◆ Given data
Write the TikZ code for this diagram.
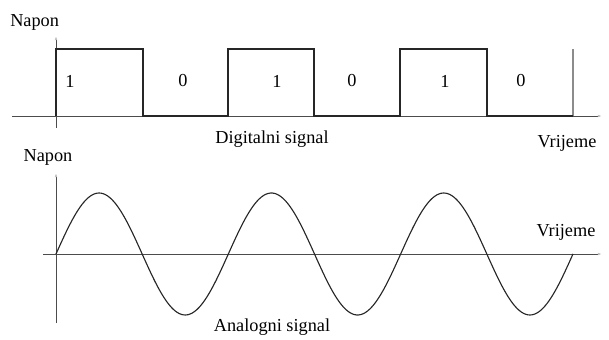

* * *

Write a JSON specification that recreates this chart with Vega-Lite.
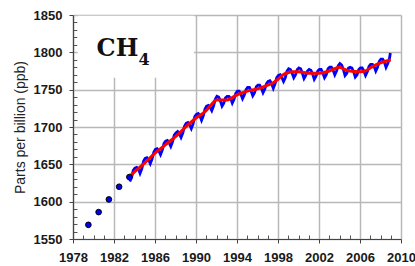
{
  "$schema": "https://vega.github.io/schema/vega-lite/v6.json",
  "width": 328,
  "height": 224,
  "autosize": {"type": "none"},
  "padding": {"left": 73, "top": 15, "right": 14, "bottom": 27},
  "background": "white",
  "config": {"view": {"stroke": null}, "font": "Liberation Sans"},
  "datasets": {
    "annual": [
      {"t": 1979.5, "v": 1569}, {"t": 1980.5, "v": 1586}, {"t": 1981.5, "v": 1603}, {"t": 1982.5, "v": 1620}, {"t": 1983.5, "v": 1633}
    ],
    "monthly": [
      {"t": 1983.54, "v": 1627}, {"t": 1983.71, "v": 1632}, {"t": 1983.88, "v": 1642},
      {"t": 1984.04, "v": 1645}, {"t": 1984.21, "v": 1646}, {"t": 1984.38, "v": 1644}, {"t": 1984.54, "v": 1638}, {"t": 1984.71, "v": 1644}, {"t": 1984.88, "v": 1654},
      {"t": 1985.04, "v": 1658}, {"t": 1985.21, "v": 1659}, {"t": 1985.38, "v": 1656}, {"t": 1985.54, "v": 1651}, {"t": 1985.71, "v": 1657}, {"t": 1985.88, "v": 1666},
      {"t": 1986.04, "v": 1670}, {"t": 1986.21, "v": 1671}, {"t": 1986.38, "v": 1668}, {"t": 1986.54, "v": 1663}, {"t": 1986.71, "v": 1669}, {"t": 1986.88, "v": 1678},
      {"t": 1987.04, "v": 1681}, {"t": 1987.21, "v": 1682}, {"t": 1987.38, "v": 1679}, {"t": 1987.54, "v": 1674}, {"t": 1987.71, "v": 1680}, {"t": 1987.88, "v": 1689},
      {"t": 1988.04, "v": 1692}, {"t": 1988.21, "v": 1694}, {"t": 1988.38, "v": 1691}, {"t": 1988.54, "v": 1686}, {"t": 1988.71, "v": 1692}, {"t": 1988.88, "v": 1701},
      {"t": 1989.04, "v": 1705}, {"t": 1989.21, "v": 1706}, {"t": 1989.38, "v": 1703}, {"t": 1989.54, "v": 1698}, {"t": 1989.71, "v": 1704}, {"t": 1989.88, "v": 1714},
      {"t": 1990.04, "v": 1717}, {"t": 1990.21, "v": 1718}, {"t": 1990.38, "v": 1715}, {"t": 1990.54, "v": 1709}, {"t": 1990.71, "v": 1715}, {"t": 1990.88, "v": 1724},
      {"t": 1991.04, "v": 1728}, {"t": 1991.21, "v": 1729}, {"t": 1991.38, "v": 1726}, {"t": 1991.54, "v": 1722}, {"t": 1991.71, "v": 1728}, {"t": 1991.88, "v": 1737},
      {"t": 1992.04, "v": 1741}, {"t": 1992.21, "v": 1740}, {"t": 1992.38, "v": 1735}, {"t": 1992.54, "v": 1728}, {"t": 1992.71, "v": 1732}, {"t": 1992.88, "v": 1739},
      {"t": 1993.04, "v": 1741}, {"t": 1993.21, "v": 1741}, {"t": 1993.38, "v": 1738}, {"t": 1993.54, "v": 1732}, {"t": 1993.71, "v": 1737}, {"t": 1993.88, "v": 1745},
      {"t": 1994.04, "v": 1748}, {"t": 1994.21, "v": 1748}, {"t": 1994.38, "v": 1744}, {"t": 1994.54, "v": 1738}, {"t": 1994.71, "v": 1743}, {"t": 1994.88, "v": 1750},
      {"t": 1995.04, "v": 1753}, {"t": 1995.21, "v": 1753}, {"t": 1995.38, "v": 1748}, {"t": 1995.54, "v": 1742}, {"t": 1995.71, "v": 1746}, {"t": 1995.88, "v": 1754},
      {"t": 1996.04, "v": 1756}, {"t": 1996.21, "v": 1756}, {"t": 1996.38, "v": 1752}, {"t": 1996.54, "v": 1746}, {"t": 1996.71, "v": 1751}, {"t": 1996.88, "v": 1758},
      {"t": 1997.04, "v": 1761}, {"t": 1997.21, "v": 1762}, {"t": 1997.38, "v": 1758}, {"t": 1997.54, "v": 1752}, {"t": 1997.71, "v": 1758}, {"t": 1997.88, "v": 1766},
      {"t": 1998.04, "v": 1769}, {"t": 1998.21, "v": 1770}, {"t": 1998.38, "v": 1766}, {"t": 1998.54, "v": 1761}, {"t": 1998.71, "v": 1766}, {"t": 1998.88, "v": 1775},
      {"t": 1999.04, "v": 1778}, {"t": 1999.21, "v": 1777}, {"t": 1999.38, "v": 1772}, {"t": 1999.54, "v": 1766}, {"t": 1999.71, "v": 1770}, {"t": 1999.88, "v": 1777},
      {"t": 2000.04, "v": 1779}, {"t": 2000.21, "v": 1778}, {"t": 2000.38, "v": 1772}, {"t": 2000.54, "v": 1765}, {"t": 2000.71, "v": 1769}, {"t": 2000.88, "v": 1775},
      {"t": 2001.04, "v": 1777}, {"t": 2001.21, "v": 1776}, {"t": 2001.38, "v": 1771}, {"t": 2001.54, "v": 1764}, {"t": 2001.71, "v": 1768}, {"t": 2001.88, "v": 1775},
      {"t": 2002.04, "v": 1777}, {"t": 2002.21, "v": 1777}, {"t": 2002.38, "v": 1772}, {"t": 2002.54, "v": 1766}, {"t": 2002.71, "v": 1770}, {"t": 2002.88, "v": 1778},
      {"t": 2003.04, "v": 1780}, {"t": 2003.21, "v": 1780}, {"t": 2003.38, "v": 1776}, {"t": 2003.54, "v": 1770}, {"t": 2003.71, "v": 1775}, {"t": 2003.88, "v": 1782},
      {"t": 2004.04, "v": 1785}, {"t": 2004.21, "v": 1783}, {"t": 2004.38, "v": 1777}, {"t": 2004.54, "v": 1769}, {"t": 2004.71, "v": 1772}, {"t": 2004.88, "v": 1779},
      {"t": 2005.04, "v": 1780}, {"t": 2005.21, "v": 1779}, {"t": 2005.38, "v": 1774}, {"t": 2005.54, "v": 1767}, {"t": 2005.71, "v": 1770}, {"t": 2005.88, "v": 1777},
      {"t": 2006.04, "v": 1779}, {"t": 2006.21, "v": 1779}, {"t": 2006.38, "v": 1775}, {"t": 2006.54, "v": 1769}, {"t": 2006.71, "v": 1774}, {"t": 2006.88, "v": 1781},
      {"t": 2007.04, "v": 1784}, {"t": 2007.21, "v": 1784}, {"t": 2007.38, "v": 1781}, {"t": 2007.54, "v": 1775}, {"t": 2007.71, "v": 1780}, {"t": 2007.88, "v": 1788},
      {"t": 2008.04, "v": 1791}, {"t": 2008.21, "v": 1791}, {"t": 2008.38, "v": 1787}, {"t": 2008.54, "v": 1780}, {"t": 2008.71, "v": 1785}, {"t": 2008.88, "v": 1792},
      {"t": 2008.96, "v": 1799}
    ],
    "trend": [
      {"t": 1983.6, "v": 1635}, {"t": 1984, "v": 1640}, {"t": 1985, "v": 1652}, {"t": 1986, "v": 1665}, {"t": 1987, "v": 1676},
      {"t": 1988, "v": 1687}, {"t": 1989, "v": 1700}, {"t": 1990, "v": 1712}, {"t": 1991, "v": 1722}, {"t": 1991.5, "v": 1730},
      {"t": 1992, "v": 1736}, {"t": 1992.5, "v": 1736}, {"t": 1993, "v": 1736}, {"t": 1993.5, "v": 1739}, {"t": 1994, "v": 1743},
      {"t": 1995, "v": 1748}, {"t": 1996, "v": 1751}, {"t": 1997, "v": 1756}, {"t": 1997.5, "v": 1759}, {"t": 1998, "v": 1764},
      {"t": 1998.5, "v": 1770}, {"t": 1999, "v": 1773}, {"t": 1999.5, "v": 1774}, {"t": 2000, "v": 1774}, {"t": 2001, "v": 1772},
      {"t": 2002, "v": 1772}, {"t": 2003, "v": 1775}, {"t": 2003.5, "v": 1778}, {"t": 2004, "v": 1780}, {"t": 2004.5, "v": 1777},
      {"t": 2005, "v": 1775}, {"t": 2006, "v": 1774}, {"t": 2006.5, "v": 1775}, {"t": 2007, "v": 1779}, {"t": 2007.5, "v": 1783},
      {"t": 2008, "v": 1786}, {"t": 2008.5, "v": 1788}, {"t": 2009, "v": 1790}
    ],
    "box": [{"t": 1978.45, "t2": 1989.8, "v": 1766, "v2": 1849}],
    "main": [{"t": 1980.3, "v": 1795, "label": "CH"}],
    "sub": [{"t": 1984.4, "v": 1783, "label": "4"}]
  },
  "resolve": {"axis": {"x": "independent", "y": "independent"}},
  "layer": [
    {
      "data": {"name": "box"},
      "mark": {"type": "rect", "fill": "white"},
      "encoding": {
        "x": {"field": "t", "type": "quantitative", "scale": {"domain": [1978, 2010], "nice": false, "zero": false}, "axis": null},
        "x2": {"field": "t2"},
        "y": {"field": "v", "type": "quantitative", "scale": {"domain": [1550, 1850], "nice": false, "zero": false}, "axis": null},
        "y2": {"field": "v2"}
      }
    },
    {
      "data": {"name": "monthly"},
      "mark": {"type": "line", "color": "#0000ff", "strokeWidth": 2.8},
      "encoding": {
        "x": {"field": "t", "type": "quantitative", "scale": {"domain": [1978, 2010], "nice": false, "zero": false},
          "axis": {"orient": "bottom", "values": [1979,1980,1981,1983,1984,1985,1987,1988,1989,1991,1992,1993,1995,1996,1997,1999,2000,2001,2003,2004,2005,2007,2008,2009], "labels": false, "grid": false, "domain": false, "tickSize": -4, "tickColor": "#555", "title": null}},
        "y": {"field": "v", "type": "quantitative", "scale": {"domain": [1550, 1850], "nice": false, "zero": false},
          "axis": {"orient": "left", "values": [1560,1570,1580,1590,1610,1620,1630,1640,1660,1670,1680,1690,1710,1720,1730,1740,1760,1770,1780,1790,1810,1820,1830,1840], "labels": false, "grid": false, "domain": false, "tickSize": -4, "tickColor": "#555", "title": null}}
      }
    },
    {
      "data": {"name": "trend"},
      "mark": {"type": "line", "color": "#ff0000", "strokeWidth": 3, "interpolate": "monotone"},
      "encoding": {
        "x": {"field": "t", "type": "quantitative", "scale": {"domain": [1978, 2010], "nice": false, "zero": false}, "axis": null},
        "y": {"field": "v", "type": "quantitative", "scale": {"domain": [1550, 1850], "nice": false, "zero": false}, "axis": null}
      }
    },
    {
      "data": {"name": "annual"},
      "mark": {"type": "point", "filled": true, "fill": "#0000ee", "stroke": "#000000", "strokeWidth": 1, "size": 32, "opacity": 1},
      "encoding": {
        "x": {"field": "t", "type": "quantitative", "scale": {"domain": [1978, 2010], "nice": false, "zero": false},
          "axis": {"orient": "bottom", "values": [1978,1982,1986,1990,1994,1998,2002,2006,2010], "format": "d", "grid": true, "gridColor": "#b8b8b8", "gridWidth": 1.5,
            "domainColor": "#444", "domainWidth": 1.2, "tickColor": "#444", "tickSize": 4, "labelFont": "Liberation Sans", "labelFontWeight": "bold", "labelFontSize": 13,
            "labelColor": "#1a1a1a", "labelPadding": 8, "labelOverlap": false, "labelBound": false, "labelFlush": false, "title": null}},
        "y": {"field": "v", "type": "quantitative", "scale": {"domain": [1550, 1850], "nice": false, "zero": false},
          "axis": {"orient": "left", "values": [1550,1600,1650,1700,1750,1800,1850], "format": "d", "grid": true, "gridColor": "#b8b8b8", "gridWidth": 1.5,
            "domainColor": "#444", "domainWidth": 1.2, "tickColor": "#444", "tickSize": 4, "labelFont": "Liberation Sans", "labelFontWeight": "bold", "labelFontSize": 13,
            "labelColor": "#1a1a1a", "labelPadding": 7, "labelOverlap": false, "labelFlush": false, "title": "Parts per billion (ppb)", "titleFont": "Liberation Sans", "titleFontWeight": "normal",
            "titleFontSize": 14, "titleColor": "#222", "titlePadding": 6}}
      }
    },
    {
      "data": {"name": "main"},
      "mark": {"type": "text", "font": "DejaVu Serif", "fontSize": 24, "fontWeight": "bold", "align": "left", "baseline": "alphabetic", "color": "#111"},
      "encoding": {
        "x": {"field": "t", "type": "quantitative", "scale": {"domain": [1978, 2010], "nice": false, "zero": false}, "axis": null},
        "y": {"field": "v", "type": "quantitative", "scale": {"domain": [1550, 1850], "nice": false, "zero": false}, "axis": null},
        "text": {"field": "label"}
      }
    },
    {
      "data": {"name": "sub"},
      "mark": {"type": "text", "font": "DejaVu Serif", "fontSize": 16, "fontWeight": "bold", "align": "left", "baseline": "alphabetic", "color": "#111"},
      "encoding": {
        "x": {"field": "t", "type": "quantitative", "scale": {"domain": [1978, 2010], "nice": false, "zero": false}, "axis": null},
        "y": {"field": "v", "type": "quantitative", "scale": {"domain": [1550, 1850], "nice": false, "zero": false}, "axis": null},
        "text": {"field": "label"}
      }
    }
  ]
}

◆ Written task
Using the listing above, list every line in which the string "this" occurs.

◆ Solution to the problem
Write the TikZ code for this diagram.
Write a JSON specification that recreates this chart with Vega-Lite.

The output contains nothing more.